En vérité, ce travail ne peut être que de longue haleine, et ne pourra concerner que les générations suivantes. Les nôtres sont encore trop embourbées dans des façons de vivre et de fonctionner reçues de la cellule familiale et qu'elles suivent au pied à la lettre.
C'est bien la raison pour laquelle la prestation des deux actrices se dévêtant pour lutter contre la violence faite aux femmes fait figure d'acte désancré du réel, n'ayant servi qu'à déclencher l'effarement (un peu désapprobateur) des femmes et la vindicte de la gent masculine. C'est que la femme n'en est pas à une liberté exprimée par le droit de se dévêtir dans l'espace public. La liberté à conquérir pour la femme est intérieure et passe par l'acquisition d'une autonomie d'être, de penser, de vivre, de militer...Il est vrai que nous avons vu en 2013 des femmes descendre dans la rue, à l'annonce d'une constitution émanant de la Charia, mais à situation exceptionnelle, mesures exceptionnelles.
C'est bien la raison pour laquelle les campagnes médiatiques en faveur des femmes ne doivent pas se tromper de cible.

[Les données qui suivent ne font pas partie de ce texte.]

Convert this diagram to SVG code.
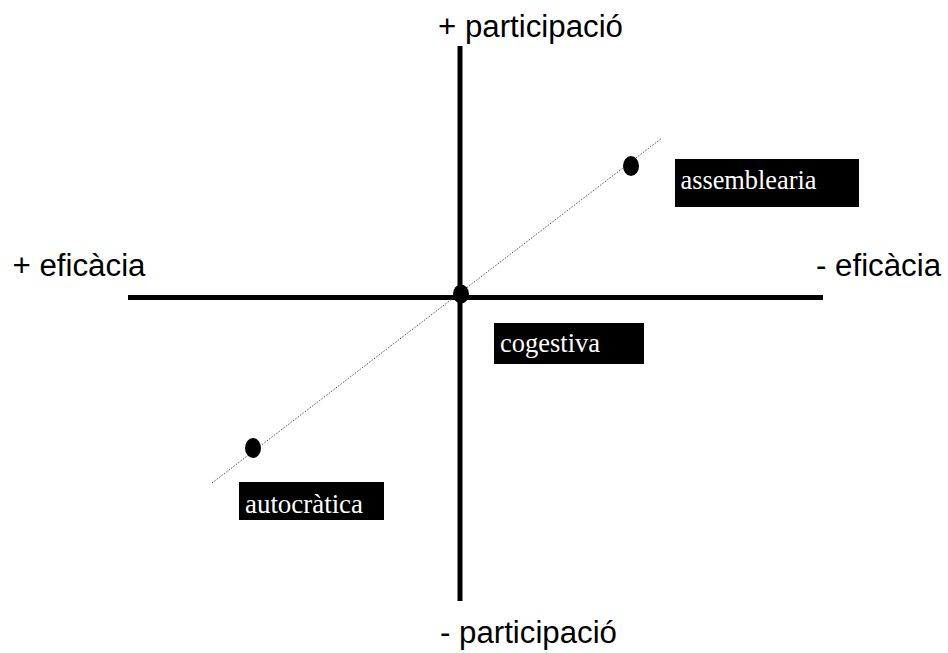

En fait, il suffirait qu'elles montrent le réel tel qu'il est. Ainsi, un clip montrant un mari qui bat sa femme serait bien plus percutant que des photos d'actrices dévêtues... Il faudrait aussi médiatiser les centres où des femmes battues, démunies, peuvent se rendre et sont écoutées et aidées. Il faudrait, enfin et surtout, montrer des femmes tunisiennes, parvenues à dépasser une féminité encore vécue (et inconsciemment consentie) comme aliénante, et qui sont arrivées à se concevoir comme être humain à part entière sans que le genre féminin ne soit leur unique faire-valoir.
Simone de Beauvoir disait «on ne naît pas femme, on le devient». En vérité, Beauvoir aurait dû inverser les priorités : on naît femme dès le premier regard posé sur l'enfant (regard parfois encore acerbe lorsqu'on découvre que c'est une fille), puis cette même femme passe bien des années pour accéder (par-delà une féminité assumée à sa juste mesure) à une humanité qui transcende les genres et les stéréotypes.